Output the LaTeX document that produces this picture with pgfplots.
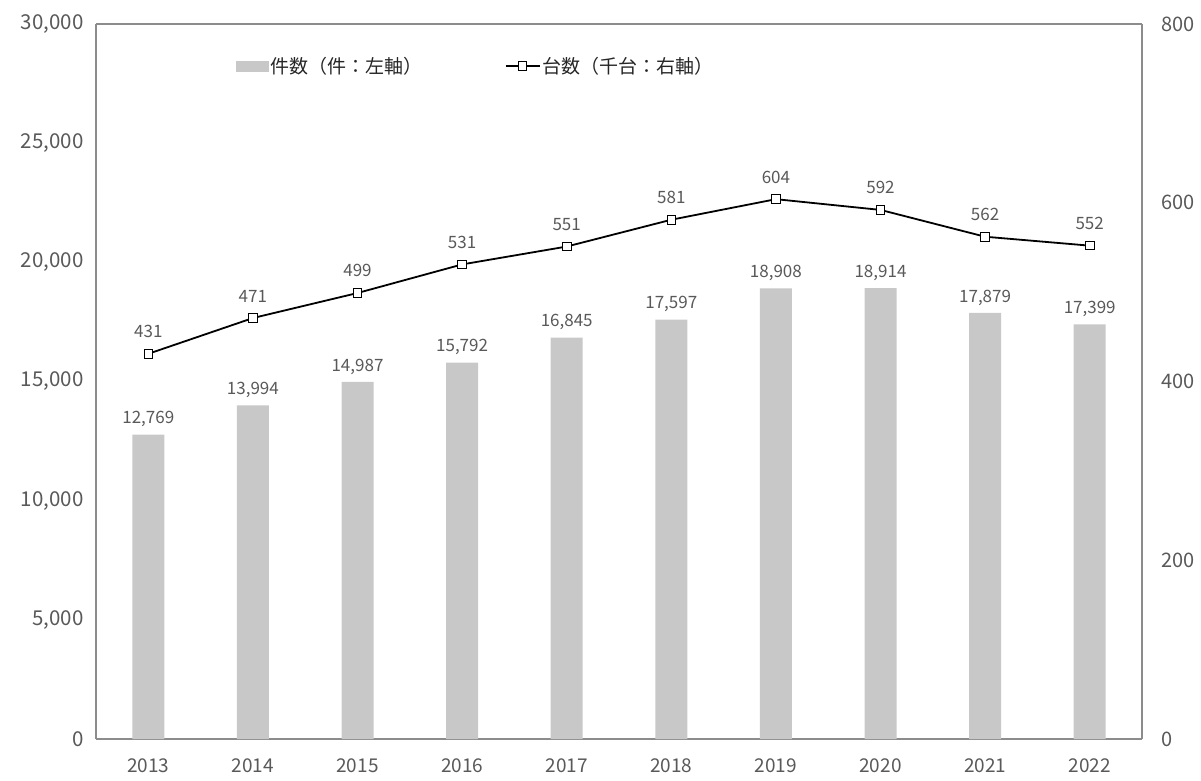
---
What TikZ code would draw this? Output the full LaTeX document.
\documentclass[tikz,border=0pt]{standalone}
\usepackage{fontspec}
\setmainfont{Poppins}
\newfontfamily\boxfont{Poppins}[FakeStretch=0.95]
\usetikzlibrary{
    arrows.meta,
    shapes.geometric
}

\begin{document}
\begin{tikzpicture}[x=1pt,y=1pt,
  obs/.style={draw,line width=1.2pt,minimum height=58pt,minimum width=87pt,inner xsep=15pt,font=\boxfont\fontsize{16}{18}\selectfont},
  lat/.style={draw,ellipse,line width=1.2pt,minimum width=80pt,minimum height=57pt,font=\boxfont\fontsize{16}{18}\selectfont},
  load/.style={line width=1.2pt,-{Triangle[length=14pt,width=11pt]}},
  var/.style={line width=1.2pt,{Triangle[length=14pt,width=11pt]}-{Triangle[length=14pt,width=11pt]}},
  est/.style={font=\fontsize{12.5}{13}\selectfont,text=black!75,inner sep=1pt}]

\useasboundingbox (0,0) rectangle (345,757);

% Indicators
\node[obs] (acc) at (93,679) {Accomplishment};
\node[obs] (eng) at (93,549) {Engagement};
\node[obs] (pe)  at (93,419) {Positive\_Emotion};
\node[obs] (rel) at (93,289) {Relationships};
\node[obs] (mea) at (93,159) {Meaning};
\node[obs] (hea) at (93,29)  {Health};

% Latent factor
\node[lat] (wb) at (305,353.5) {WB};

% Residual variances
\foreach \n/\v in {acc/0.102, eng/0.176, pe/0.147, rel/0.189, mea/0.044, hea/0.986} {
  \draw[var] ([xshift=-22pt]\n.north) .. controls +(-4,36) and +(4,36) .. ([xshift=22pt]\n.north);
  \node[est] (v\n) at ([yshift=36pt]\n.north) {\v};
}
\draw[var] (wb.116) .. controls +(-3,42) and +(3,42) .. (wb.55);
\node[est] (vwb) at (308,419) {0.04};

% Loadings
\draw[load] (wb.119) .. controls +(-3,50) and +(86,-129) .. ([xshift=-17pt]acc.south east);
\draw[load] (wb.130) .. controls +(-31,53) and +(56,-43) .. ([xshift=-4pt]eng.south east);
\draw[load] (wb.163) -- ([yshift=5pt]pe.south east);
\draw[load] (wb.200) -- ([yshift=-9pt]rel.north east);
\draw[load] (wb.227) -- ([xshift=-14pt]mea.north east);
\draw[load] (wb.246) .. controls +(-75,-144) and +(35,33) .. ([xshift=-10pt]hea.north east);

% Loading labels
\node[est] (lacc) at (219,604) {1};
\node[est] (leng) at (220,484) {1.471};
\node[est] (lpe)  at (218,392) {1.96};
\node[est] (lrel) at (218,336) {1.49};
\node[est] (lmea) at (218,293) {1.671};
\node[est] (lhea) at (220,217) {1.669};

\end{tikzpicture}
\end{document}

* Directions for this task *
Begin with the line that has "What TikZ code" in the listing above and end after the line that has "(vwb) at (308,419)"; output those lines exactly.

* Exercise result *
What TikZ code would draw this? Output the full LaTeX document.
\documentclass[tikz,border=0pt]{standalone}
\usepackage{fontspec}
\setmainfont{Poppins}
\newfontfamily\boxfont{Poppins}[FakeStretch=0.95]
\usetikzlibrary{
    arrows.meta,
    shapes.geometric
}

\begin{document}
\begin{tikzpicture}[x=1pt,y=1pt,
  obs/.style={draw,line width=1.2pt,minimum height=58pt,minimum width=87pt,inner xsep=15pt,font=\boxfont\fontsize{16}{18}\selectfont},
  lat/.style={draw,ellipse,line width=1.2pt,minimum width=80pt,minimum height=57pt,font=\boxfont\fontsize{16}{18}\selectfont},
  load/.style={line width=1.2pt,-{Triangle[length=14pt,width=11pt]}},
  var/.style={line width=1.2pt,{Triangle[length=14pt,width=11pt]}-{Triangle[length=14pt,width=11pt]}},
  est/.style={font=\fontsize{12.5}{13}\selectfont,text=black!75,inner sep=1pt}]

\useasboundingbox (0,0) rectangle (345,757);

% Indicators
\node[obs] (acc) at (93,679) {Accomplishment};
\node[obs] (eng) at (93,549) {Engagement};
\node[obs] (pe)  at (93,419) {Positive\_Emotion};
\node[obs] (rel) at (93,289) {Relationships};
\node[obs] (mea) at (93,159) {Meaning};
\node[obs] (hea) at (93,29)  {Health};

% Latent factor
\node[lat] (wb) at (305,353.5) {WB};

% Residual variances
\foreach \n/\v in {acc/0.102, eng/0.176, pe/0.147, rel/0.189, mea/0.044, hea/0.986} {
  \draw[var] ([xshift=-22pt]\n.north) .. controls +(-4,36) and +(4,36) .. ([xshift=22pt]\n.north);
  \node[est] (v\n) at ([yshift=36pt]\n.north) {\v};
}
\draw[var] (wb.116) .. controls +(-3,42) and +(3,42) .. (wb.55);
\node[est] (vwb) at (308,419) {0.04};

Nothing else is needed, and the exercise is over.